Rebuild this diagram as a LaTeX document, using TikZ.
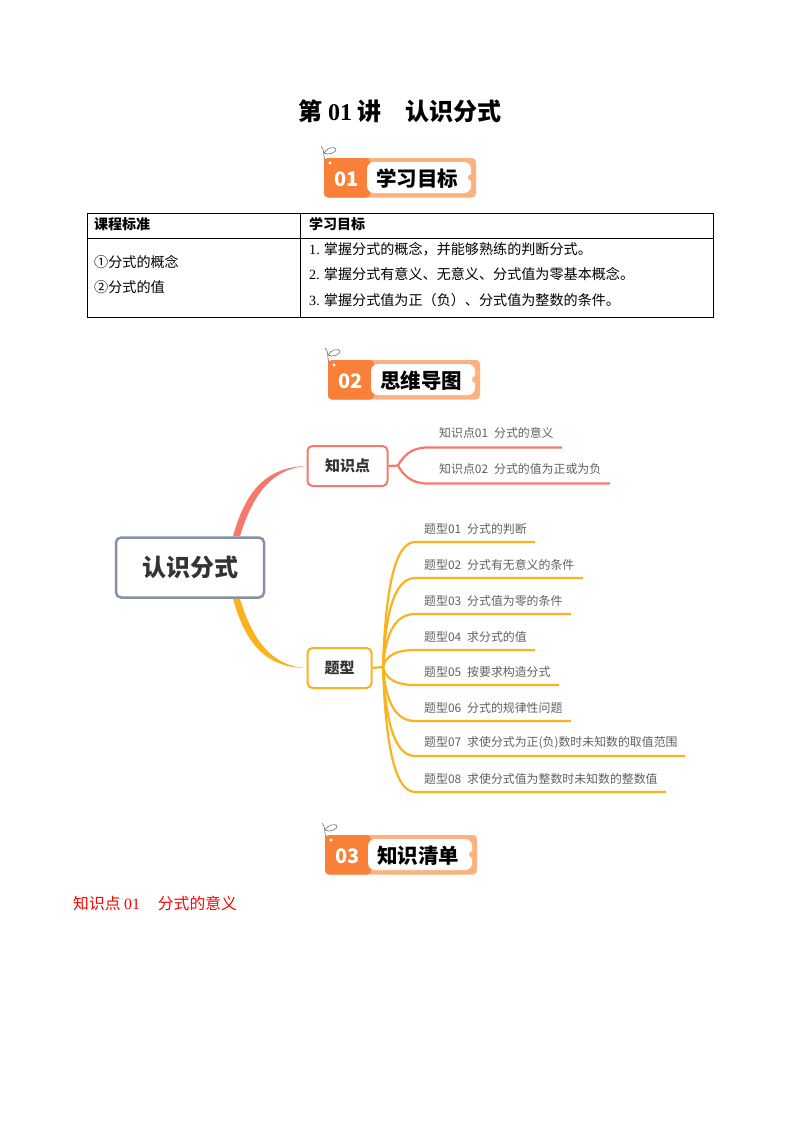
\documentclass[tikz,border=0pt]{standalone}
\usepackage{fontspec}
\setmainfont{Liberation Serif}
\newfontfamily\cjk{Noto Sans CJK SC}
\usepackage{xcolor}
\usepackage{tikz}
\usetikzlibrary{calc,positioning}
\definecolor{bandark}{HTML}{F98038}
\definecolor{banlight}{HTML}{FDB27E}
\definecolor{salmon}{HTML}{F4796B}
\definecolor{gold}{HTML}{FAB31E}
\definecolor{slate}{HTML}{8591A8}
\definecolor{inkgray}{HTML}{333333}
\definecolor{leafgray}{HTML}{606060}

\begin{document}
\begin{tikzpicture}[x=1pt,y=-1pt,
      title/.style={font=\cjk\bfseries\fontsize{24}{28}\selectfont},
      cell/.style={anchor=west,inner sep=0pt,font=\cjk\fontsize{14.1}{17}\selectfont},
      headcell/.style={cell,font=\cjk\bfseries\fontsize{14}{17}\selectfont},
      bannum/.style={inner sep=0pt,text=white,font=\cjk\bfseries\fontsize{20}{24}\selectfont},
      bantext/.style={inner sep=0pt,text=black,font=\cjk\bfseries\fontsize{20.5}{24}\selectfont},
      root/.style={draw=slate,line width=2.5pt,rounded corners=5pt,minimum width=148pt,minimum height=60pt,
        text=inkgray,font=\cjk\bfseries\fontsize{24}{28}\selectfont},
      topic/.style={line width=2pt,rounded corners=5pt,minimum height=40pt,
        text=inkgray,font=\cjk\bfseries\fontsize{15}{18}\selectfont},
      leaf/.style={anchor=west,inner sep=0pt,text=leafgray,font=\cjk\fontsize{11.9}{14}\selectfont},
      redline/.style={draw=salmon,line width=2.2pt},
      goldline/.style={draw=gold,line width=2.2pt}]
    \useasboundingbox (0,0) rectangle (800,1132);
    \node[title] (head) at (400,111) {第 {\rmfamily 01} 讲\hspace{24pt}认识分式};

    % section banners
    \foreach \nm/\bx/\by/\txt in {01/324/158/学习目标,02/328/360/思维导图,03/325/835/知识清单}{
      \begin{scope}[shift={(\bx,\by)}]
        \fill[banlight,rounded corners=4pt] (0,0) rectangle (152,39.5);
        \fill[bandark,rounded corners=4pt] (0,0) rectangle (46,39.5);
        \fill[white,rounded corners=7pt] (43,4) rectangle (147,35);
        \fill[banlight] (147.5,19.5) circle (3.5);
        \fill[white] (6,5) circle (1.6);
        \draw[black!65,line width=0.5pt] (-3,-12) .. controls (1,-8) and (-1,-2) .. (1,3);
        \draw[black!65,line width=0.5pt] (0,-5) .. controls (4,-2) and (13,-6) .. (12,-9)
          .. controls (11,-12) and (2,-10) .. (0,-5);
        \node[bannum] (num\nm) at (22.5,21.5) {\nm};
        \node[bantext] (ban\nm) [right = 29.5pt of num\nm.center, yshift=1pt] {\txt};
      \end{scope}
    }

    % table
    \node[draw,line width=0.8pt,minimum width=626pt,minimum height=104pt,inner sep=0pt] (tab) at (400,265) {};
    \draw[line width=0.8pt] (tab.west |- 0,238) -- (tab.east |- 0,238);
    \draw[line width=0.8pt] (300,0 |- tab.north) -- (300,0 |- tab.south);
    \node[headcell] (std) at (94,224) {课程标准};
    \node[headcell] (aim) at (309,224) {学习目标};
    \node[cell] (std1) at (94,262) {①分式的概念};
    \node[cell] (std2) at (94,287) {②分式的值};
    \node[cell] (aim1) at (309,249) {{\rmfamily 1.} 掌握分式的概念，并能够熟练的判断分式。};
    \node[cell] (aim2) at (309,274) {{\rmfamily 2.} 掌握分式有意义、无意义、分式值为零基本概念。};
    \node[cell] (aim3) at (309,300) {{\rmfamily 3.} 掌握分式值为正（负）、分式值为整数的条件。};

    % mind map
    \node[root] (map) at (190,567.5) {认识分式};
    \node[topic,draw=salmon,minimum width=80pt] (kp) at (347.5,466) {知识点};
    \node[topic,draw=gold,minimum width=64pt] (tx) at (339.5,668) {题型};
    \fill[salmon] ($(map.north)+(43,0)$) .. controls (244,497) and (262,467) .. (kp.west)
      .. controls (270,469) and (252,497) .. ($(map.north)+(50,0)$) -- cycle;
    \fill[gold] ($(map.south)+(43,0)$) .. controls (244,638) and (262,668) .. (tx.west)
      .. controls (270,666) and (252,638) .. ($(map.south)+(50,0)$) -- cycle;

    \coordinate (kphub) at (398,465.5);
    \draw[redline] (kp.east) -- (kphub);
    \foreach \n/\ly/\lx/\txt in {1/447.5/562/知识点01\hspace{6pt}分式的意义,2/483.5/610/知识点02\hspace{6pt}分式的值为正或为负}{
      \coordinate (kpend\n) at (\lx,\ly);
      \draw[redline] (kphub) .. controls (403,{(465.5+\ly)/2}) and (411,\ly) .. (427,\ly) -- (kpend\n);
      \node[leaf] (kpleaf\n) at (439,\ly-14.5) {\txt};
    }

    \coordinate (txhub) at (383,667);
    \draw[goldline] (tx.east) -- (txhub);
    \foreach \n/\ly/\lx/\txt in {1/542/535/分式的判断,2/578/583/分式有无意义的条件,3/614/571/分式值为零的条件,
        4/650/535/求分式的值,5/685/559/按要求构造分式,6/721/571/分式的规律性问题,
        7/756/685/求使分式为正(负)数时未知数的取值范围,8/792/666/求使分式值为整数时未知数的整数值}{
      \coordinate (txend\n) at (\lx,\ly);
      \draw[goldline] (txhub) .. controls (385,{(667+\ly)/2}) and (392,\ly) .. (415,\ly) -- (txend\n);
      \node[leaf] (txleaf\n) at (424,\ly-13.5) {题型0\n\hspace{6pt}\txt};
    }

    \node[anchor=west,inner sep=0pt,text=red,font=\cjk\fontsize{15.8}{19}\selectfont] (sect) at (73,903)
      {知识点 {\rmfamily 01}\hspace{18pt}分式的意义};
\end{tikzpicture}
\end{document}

> [SHORT EXERCISE]
Please take the lines from the beginning of the data above through the line holding "(head) at (400,111)" and transcribe them exactly, without any pictures.

> [TASK RESULT]
Rebuild this diagram as a LaTeX document, using TikZ.
\documentclass[tikz,border=0pt]{standalone}
\usepackage{fontspec}
\setmainfont{Liberation Serif}
\newfontfamily\cjk{Noto Sans CJK SC}
\usepackage{xcolor}
\usepackage{tikz}
\usetikzlibrary{calc,positioning}
\definecolor{bandark}{HTML}{F98038}
\definecolor{banlight}{HTML}{FDB27E}
\definecolor{salmon}{HTML}{F4796B}
\definecolor{gold}{HTML}{FAB31E}
\definecolor{slate}{HTML}{8591A8}
\definecolor{inkgray}{HTML}{333333}
\definecolor{leafgray}{HTML}{606060}

\begin{document}
\begin{tikzpicture}[x=1pt,y=-1pt,
      title/.style={font=\cjk\bfseries\fontsize{24}{28}\selectfont},
      cell/.style={anchor=west,inner sep=0pt,font=\cjk\fontsize{14.1}{17}\selectfont},
      headcell/.style={cell,font=\cjk\bfseries\fontsize{14}{17}\selectfont},
      bannum/.style={inner sep=0pt,text=white,font=\cjk\bfseries\fontsize{20}{24}\selectfont},
      bantext/.style={inner sep=0pt,text=black,font=\cjk\bfseries\fontsize{20.5}{24}\selectfont},
      root/.style={draw=slate,line width=2.5pt,rounded corners=5pt,minimum width=148pt,minimum height=60pt,
        text=inkgray,font=\cjk\bfseries\fontsize{24}{28}\selectfont},
      topic/.style={line width=2pt,rounded corners=5pt,minimum height=40pt,
        text=inkgray,font=\cjk\bfseries\fontsize{15}{18}\selectfont},
      leaf/.style={anchor=west,inner sep=0pt,text=leafgray,font=\cjk\fontsize{11.9}{14}\selectfont},
      redline/.style={draw=salmon,line width=2.2pt},
      goldline/.style={draw=gold,line width=2.2pt}]
    \useasboundingbox (0,0) rectangle (800,1132);
    \node[title] (head) at (400,111) {第 {\rmfamily 01} 讲\hspace{24pt}认识分式};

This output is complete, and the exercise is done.